StarRocks / starrocks

StarRocks, a Linux Foundation project, is a next-generation sub-second MPP OLAP database for full analytics scenarios, including multi-dimensional analytics, real-time analytics, and ad-hoc queries.
https://starrocks.io
Apache License 2.0
8.69k stars 1.76k forks source link

Support fulltext search with inverted index #34019

Closed dujijun007 closed 10 months ago

dujijun007 commented 10 months ago

Feature request

Motivation Inverted index is a commonly used data structure in information retrieval systems, which maps the "word-document" relationship to the "document-word" relationship. In an inverted index, each unique word has an associated index pointing to a list of documents containing that word. This indexing method makes document search based on words highly efficient.

In OLAP engines, inverted indexes and information retrieval play a crucial role. OLAP engines are typically used for handling complex analytical queries, which often involve large amounts of data and require aggregation and filtering across multiple dimensions.
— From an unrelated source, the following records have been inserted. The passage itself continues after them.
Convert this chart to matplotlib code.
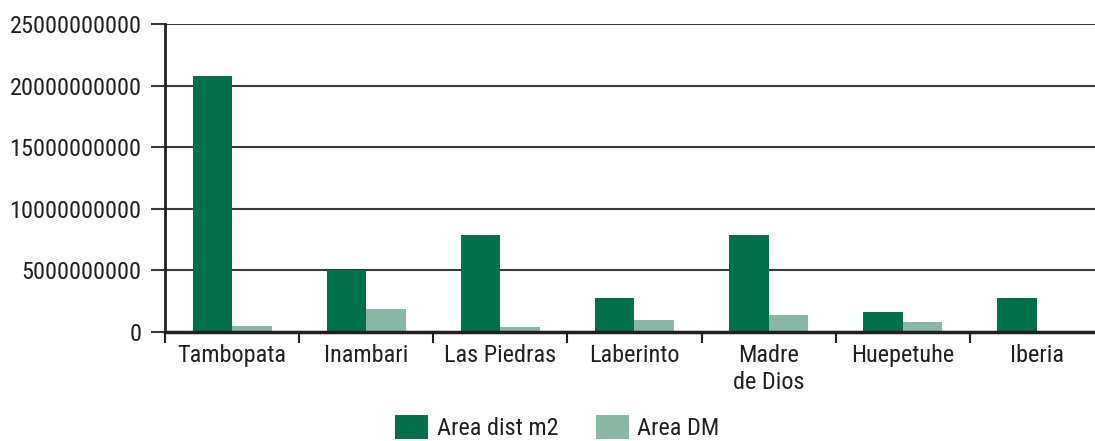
import numpy as np
import matplotlib
matplotlib.use("Agg")
import matplotlib.pyplot as plt
from matplotlib.font_manager import fontManager

districts = ["Tambopata", "Inambari", "Las Piedras", "Laberinto",
             "Madre\nde Dios", "Huepetuhe", "Iberia"]
area_dist_m2 = [20.8e9, 5.0e9, 7.9e9, 2.8e9, 7.9e9, 1.65e9, 2.8e9]
area_dm = [0.5e9, 1.87e9, 0.4e9, 0.97e9, 1.38e9, 0.81e9, 0.0]
y_ticks = [0, 5e9, 10e9, 15e9, 20e9, 25e9]

DARK = "#00704a"
LIGHT = "#86b8a3"
INK = "#231f20"

# condensed face, close to the reference's narrow sans
names = {f.name for f in fontManager.ttflist}
family = next((n for n in ["Roboto Condensed", "Archivo Narrow",
                           "Fira Sans Condensed", "Pragati Narrow"]
               if n in names), "DejaVu Sans")
plt.rcParams["font.family"] = family

fig = plt.figure(figsize=(10.95, 4.41), dpi=100)
ax = fig.add_axes([0.1507, 0.2472, 0.8575, 0.6977])

x = np.arange(len(districts))
w = 0.295
ax.bar(x - w / 2, area_dist_m2, w, color=DARK, label="Area dist m2", zorder=3)
ax.bar(x + w / 2, area_dm, w, color=LIGHT, label="Area DM", zorder=3)

ax.set_xlim(-0.5, len(districts) - 0.5)
ax.set_ylim(0, 25e9)
ax.set_yticks(y_ticks)
ax.set_yticklabels([f"{int(v)}" for v in y_ticks])
ax.yaxis.grid(True, color="#3a3a3a", lw=1.5, zorder=0)

ax.set_xticks(x)
ax.set_xticklabels(districts, linespacing=1.2)
ax.set_xticks(np.arange(len(districts) + 1) - 0.5, minor=True)
ax.tick_params(axis="x", which="major", length=0, pad=9,
               labelsize=17.5, labelcolor=INK)
ax.tick_params(axis="x", which="minor", length=8, width=1.5, color=INK)
ax.tick_params(axis="y", length=10, width=1.5, color="#3a3a3a", pad=7,
               labelsize=17.5, labelcolor=INK)

for side in ("top", "right"):
    ax.spines[side].set_visible(False)
ax.spines["left"].set_color(INK)
ax.spines["left"].set_linewidth(2)
ax.spines["bottom"].set_color(INK)
ax.spines["bottom"].set_linewidth(2.5)
ax.spines["bottom"].set_zorder(4)

fig.legend(loc="center", bbox_to_anchor=(0.509, 0.03), ncol=2,
           frameon=False, fontsize=17.5, handlelength=1.36, handleheight=1.1,
           columnspacing=1.55, handletextpad=0.35, labelcolor=INK)

fig.savefig("out.png", dpi=100)
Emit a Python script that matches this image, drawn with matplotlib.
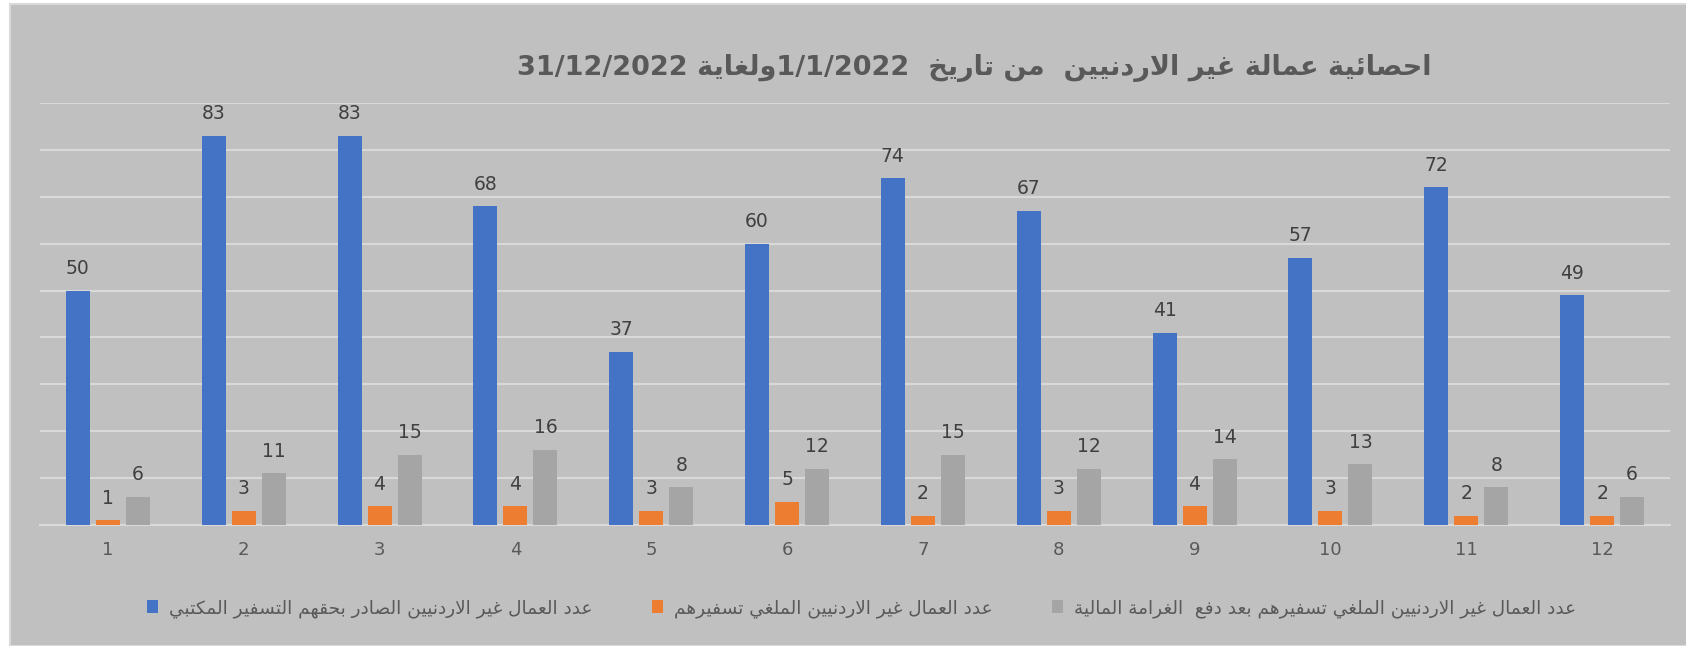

Inverted indexes can greatly improve the performance of these queries. For example, if you want to find all data rows containing a specific word, you can directly look up the inverted index instead of scanning the entire dataset. This can significantly optimize the query scan volume, especially when retrieving a small amount of data from massive datasets, resulting in greatly improved query performance.

Currently, several OLAP engines, such as Doris and ClickHouse, have their own implementation of inverted indexes.

Solution

We want to abstract an implementation framework for inverted indexes, and CLucene is the first specific implementation we are trying. flowchart (1)

When we use inverted index, we can use grammar below to manage, write and query index.

// create table with inverted index
CREATE TABLE table_name
(
  columns_difinition,
  INDEX idx_name1(column_name1) USING GIN [PROPERTIES("analyzer" = "english|chinese|none", ...)] [COMMENT 'your comment']
  INDEX idx_name2(column_name2) USING GIN [PROPERTIES("analyzer" = "english|chinese|none", ...)] [COMMENT 'your comment']
)

// create index for table
-- grammar 1
CREATE INDEX idx_name ON table_name(column_name) USING GIN [PROPERTIES("analyzer" = "english|chinese|none", ...)] [COMMENT 'your comment'];
-- grammar 2
ALTER TABLE table_name ADD INDEX idx_name(column_name) USING GIN [PROPERTIES("analyzer" = "english|chinese|none", ...)] [COMMENT 'your comment'];
-- grammar 3 
ALTER TABLE table_name MODIFY INDEX idx_name(column_name)  [PROPERTIES] [COMMENT 'your comment']

// drop index
-- grammar 1
DROP INDEX idx_name ON table_name;
-- grammar 2
ALTER TABLE table_name DROP INDEX idx_name;

// query match inverted index with basic binary comparison operators: =,!=,>,>=,<,<=
select * from table_name where column='xxx'; // match

// furthermore, we can also use the following functions to have complete full-text search ability.
// terms query
select * from table where match_terms(f, ['n1', 'n2']);

// phrase query
select * from table where match_phrase(f1, "n1", "n2", 2);

// wildcard query
select * from table where match_wildcard(f1, "*15*");

// fuzzy query
select * from table where match_fuzzy(f1, "thinkbad", 1);

// range query
select * from table where match_range(f1, 1, 10, false, true);

// boost for query
select * from table where boost(terms_query(name, ['n1']), 10) and [other conditions];
imay commented 10 months ago

@dujijun007 How about naming this index as GIN like postgresql and cockroach?

dujijun007 commented 10 months ago

@dujijun007 How about naming this index as GIN like postgresql and cockroach?

@imay Indeed, GIN is more familiar to developers. I will rename it.